27日は合格を確認した受験生が学校を訪れ、記念撮影する姿も見られました。
宝塚音楽学校によりますと、ことしは480人が受験し、合格したのは40人だったということです。
このうち、2度目の受験で合格したという大阪・茨木市の16歳の女性は「舞台に立ちたいという思いは、どんなときも変わりませんでした。自分の歌と踊りで観客を笑顔にできるような舞台人になりたいです」と話していました。
宝塚歌劇団では去年(2023年)、25歳の劇団員が死亡し、遺族側が歌劇団側に謝罪と補償を求めていて、合意に向けた詰めの協議が進められています。
学校ではこの問題が起きてから初めての入学試験となりましたが、学校によりますと、ことしの倍率は12倍と去年の15.3倍を下回り、2000年以降では最も低くなりました。
入学式は来月(4月)19日に行われる予定で、新入生は2年間、声楽やバレエなどのレッスンを受けてタカラジェンヌを目指すことになります。

【劇団員死亡問題受け 学校理事長退任も】
去年(2023年)、宝塚歌劇団の25歳の劇団員が死亡した問題を受けて、宝塚音楽学校でも阪急阪神ホールディングスのトップが兼務していた理事長の職を退く事態となりました。
宝塚歌劇団の宙組に所属していた25歳の劇団員は去年9月、兵庫県宝塚市で死亡しているのが見つかり、遺族側は長時間の業務と上級生からのハラスメントが原因だったとして、歌劇団に対して謝罪と補償を求めています。
この問題をめぐっては、遺族側と歌劇団側が合意に向けた詰めの協議を進めていて、遺族側は先月(2月)記者会見を開き、遺族側が主張する上級生などからの15件のパワハラについて、歌劇団側がこのうちの多くがパワハラに該当すると認めたことを明らかにしました。
この問題を受けて、宝塚歌劇団では当時の理事長が去年12月1日付けで辞任しましたが、宝塚音楽学校でも阪急阪神ホールディングスの角和夫 会長が理事長の職を退き、去年12月からは歌劇団の理事長を務める村上浩爾氏が兼務する形となっています。
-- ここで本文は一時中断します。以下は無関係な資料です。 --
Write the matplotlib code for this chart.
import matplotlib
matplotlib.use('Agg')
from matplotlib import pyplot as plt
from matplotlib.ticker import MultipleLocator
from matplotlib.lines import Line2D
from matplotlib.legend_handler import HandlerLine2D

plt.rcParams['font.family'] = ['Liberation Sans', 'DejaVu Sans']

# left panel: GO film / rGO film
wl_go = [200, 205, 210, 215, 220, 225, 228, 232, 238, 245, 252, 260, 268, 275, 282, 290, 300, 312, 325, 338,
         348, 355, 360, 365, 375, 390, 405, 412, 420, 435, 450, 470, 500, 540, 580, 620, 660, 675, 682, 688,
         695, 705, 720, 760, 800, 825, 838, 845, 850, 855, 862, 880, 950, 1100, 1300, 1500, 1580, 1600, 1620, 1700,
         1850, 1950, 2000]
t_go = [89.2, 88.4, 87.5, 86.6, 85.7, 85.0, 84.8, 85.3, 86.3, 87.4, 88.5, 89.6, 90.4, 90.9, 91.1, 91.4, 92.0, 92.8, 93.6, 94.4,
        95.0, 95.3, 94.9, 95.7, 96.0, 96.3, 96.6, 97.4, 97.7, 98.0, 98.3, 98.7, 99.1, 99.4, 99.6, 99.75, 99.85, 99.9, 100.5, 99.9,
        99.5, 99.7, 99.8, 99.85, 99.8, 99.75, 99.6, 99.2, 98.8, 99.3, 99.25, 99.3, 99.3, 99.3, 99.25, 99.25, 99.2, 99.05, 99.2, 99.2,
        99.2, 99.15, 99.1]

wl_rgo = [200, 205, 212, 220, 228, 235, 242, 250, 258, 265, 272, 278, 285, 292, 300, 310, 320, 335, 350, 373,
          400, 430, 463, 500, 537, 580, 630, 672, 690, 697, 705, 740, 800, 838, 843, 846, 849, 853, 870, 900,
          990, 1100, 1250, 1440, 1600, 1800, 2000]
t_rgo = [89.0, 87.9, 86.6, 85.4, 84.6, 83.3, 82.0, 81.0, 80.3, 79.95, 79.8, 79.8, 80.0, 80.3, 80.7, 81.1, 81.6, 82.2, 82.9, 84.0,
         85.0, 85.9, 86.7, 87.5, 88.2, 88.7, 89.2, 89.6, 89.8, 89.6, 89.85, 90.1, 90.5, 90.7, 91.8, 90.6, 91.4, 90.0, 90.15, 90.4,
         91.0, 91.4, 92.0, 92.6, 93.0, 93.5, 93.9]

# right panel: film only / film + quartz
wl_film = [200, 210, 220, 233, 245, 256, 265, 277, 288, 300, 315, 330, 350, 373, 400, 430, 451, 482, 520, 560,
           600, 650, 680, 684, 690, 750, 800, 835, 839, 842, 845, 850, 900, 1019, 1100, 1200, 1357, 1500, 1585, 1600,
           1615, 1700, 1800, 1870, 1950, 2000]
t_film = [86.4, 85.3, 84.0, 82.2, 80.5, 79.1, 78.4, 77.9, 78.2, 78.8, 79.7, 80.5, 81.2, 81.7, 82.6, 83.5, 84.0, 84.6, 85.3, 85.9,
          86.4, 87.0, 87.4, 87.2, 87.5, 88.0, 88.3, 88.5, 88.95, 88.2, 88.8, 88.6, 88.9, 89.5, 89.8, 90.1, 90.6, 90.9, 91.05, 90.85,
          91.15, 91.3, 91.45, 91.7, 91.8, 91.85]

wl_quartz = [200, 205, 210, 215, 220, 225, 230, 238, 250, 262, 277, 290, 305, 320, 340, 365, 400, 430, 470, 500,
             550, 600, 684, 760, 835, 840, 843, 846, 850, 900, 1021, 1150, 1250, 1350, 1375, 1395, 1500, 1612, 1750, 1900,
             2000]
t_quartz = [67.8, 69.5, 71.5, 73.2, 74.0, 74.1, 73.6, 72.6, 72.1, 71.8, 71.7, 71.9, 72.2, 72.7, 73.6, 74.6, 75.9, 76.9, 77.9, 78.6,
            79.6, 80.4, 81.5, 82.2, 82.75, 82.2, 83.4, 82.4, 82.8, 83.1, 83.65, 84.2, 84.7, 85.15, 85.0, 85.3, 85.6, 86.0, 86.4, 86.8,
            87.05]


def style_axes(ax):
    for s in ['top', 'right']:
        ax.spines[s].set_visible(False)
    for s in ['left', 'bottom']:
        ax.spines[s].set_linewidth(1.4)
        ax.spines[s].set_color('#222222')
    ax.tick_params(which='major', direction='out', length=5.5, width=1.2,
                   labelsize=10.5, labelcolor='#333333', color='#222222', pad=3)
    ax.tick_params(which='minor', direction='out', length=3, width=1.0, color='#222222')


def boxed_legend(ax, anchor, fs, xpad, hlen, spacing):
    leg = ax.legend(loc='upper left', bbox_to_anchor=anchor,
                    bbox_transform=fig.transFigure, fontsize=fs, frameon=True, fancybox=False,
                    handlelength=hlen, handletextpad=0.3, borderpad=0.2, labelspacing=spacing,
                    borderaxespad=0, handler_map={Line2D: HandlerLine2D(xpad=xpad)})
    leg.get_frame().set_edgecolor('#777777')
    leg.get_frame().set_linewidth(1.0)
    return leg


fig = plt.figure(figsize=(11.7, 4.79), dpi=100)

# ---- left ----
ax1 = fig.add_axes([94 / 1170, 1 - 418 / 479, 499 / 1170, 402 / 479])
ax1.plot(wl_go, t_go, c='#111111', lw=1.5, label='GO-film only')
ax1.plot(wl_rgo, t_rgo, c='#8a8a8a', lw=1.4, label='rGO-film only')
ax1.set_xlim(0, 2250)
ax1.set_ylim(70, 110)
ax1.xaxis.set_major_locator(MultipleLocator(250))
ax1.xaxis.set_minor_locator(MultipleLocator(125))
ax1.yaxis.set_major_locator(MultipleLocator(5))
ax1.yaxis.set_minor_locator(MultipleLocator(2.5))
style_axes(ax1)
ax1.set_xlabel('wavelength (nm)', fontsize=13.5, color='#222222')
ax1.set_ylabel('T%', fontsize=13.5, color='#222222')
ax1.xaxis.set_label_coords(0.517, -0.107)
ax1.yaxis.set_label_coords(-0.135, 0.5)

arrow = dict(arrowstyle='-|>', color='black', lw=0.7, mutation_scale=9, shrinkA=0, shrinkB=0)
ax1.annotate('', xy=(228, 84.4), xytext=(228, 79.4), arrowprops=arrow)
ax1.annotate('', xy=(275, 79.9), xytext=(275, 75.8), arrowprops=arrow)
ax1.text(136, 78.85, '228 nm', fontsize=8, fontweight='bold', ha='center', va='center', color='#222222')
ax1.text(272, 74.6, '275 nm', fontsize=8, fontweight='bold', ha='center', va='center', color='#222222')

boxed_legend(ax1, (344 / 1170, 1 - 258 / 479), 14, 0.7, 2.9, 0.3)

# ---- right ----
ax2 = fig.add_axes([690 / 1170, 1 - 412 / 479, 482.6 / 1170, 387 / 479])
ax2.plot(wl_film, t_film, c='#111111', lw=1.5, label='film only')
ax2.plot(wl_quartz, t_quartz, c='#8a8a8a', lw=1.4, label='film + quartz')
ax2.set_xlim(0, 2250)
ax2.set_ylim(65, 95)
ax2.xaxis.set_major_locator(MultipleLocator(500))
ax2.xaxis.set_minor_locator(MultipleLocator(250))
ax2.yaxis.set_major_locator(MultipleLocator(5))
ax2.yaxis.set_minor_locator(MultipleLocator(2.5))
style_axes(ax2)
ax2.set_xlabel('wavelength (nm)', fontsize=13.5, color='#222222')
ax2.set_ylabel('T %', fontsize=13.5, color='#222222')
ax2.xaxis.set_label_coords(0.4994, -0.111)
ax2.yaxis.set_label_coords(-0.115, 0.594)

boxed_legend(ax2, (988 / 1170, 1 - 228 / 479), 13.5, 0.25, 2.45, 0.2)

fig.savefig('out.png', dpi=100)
今月(3月)1日に行われた卒業式で、村上理事長は劇団員が死亡した問題に触れたうえで、「みなさんが安心して舞台に立つことができるよう、時代に合わないことは組織風土改革を通じて改善していきたい」と述べました。

【宝塚音楽学校とは】
兵庫県にある宝塚音楽学校は、1913年に現在の阪急電鉄が「宝塚唱歌隊」を創設したのが始まりで、去年(2023年)、110周年を迎えました。
「清く 正しく 美しく」が校訓で、生徒たちは予科1年、本科1年のあわせて2年間、声楽やダンス、演劇などを学びます。
所定の成績をおさめ、学校を卒業することが宝塚歌劇団に入団する条件となっています。
ホームページなどによりますと、入学試験では面接や歌唱、舞踊などを通じて舞台への適性を審査します。
このうち面接では、容姿や態度、華やかさなどが審査の対象になるということです。
合格者は毎年40人ほどですが、1970年代以降、「ベルサイユのばら」の上演による宝塚歌劇ブームなどを背景に倍率が急速に高まり、1994年には48.25倍と過去最高を記録しました。
その入学の難しさから、かつては「東の東大、西の宝塚」とも言われていたということです。
しかし、入学希望者はここ数年、減少傾向にあり、去年の受験者数は612人、倍率は15.3倍となっていました。